Why We Gather Together
The New Testament says that when churches gather they should read the Bible, preach the Bible, pray the Bible, sing the Bible, and see the Bible.
READ THE BIBLE
Paul told Timothy to “devote yourself to the public reading of Scripture” (1 Tim. 4:13). Churches should read Scripture, out loud, in their gatherings.
PREACH THE BIBLE
Paul told Timothy, “Preach the word” (2 Tim. 4:2 ). Paul himself declared “the whole counsel of God” to the church in Ephesus (Acts 20:27 ). Church gatherings today should center on sermons that take the main point of a passage of Scripture, make it the main point of the sermon, and apply it to life today.
PRAY THE BIBLE
Paul urges that prayers be made in the gathered church (1 Tim. 2:8 , 3:14-15). The content of these prayers should be biblical in order to edify all present (1 Cor. 14:12 , 26 ).

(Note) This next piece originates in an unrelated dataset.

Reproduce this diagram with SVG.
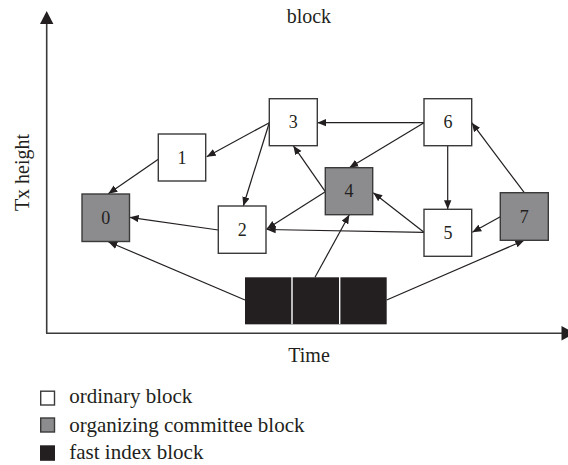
<svg xmlns="http://www.w3.org/2000/svg" width="568" height="465" viewBox="0 0 568 465">
  <style>
    .lbl { font-family: "Liberation Serif", "Times New Roman", serif; fill: #231f20; }
    .num { font-family: "Liberation Serif", "Times New Roman", serif; font-size: 18px; fill: #231f20; text-anchor: middle; }
    .plain { fill: #ffffff; stroke: #3a3a3a; stroke-width: 1.4; }
    .comm { fill: #8c8c8e; stroke: #3a3a3a; stroke-width: 1.4; }
    .fast { fill: #231f20; }
    .edge { fill: none; stroke: #231f20; stroke-width: 1.2; marker-end: url(#head); }
    .axis { fill: none; stroke: #3a3a3a; stroke-width: 1.6; }
  </style>
  <defs>
    <marker id="head" markerUnits="userSpaceOnUse" markerWidth="10" markerHeight="8" refX="9" refY="4" orient="auto">
      <path d="M0,0.3 L9,4 L0,7.7 z" fill="#231f20"/>
    </marker>
  </defs>

  <rect width="568" height="465" fill="#ffffff"/>

  <!-- axes -->
  <g id="axes">
    <line class="axis" x1="46.7" y1="23" x2="46.7" y2="333.3"/>
    <line class="axis" x1="46" y1="333.3" x2="562" y2="333.3"/>
    <polygon points="46.7,11 40,24 53.4,24" fill="#231f20"/>
    <polygon points="561.5,326 561.5,340.6 575,333.3" fill="#231f20"/>
    <text class="lbl" x="286.7" y="22.7" font-size="20">block</text>
    <text class="lbl" x="288.3" y="361.7" font-size="20">Time</text>
    <text class="lbl" font-size="20" text-anchor="middle" transform="translate(28.5,172.5) rotate(-90)">Tx height</text>
  </g>

  <!-- connectors -->
  <g id="connectors">
    <path class="edge" d="M269.3,122.7 L206.7,156.7"/>
    <path class="edge" d="M158.3,159.3 L108.3,193.7"/>
    <path class="edge" d="M269.3,122.7 L243.3,206"/>
    <path class="edge" d="M424,122.7 L317.3,122.7"/>
    <path class="edge" d="M424,122.7 L349.3,167.7"/>
    <path class="edge" d="M447.7,145.7 L447.7,209.3"/>
    <path class="edge" d="M325.3,191.7 L293.3,145.7"/>
    <path class="edge" d="M325.3,191.7 L266.7,229"/>
    <path class="edge" d="M424,232.3 L266.7,229.5"/>
    <path class="edge" d="M424,232.3 L373.3,192.7"/>
    <path class="edge" d="M500.3,216.7 L472.3,232.3"/>
    <path class="edge" d="M524.3,192.7 L471.7,122.7"/>
    <path class="edge" d="M218.3,230 L129.7,217.3"/>
    <path class="edge" d="M245,300 L108.3,241.7"/>
    <path class="edge" d="M315,277.3 L349.3,214.7"/>
    <path class="edge" d="M386.7,300 L524.3,240.3"/>
  </g>

  <!-- blocks -->
  <g id="node-0">
    <rect class="comm" x="82" y="194" width="47.5" height="47.5"/>
    <text class="num" x="105.8" y="223.8">0</text>
  </g>
  <g id="node-1">
    <rect class="plain" x="158.3" y="134" width="47.4" height="47"/>
    <text class="num" x="182" y="163.5">1</text>
  </g>
  <g id="node-2">
    <rect class="plain" x="218.3" y="206" width="47.7" height="47.3"/>
    <text class="num" x="242.2" y="235.7">2</text>
  </g>
  <g id="node-3">
    <rect class="plain" x="269.3" y="98.7" width="48" height="47"/>
    <text class="num" x="293.3" y="128.2">3</text>
  </g>
  <g id="node-4">
    <rect class="comm" x="325.3" y="167.7" width="47.4" height="47"/>
    <text class="num" x="349" y="197.2">4</text>
  </g>
  <g id="node-5">
    <rect class="plain" x="424" y="209.3" width="47.7" height="47"/>
    <text class="num" x="447.9" y="238.8">5</text>
  </g>
  <g id="node-6">
    <rect class="plain" x="424" y="98.7" width="47.7" height="47"/>
    <text class="num" x="447.9" y="128.2">6</text>
  </g>
  <g id="node-7">
    <rect class="comm" x="500.3" y="192.7" width="48" height="47.6"/>
    <text class="num" x="524.3" y="222.5">7</text>
  </g>
  <g id="fast-index">
    <rect class="fast" x="245" y="277.3" width="46.3" height="46.7"/>
    <rect class="fast" x="292.7" y="277.3" width="46.3" height="46.7"/>
    <rect class="fast" x="340.4" y="277.3" width="46.3" height="46.7"/>
    <line x1="245" y1="324.5" x2="386.7" y2="324.5" stroke="#b5b5b5" stroke-width="1"/>
  </g>

  <!-- legend -->
  <g id="legend">
    <rect class="plain" x="40.7" y="391.2" width="13.8" height="13.8" stroke-width="1.2"/>
    <text class="lbl" x="69.3" y="403.3" font-size="21">ordinary block</text>
    <rect class="comm" x="40.7" y="418" width="13.8" height="14" stroke-width="1.2"/>
    <text class="lbl" x="69.3" y="431.5" font-size="21">organizing committee block</text>
    <rect class="fast" x="40" y="445.3" width="15" height="15.5"/>
    <text class="lbl" x="69.3" y="459.3" font-size="21">fast index block</text>
  </g>
</svg>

This doesn’t mean that the prayers in a church service should be dry and formal, but they should be biblically rich.
SING THE BIBLE
Paul told the church in Colossae, “Let the word of Christ dwell in you richly…singing psalms and hymns and spiritual songs, with thankfulness in your hearts to God” (Col. 3:16 ). This doesn’t mean that churches should sing only Psalms or only the words of the Bible, but it does mean that churches should sing songs that are soaked in the language and theology of the Bible.
SEE THE BIBLE
We say “see the Bible” because the ordinances of baptism and the Lord’s Supper are, to use Augustine’s phrase, “visible words.” In baptism and the Lord’s Supper we see, smell, touch, and taste the Word. Christian churches should celebrate baptism and the Lord’s Supper during their gathered, public services (1 Cor. 11:17-34).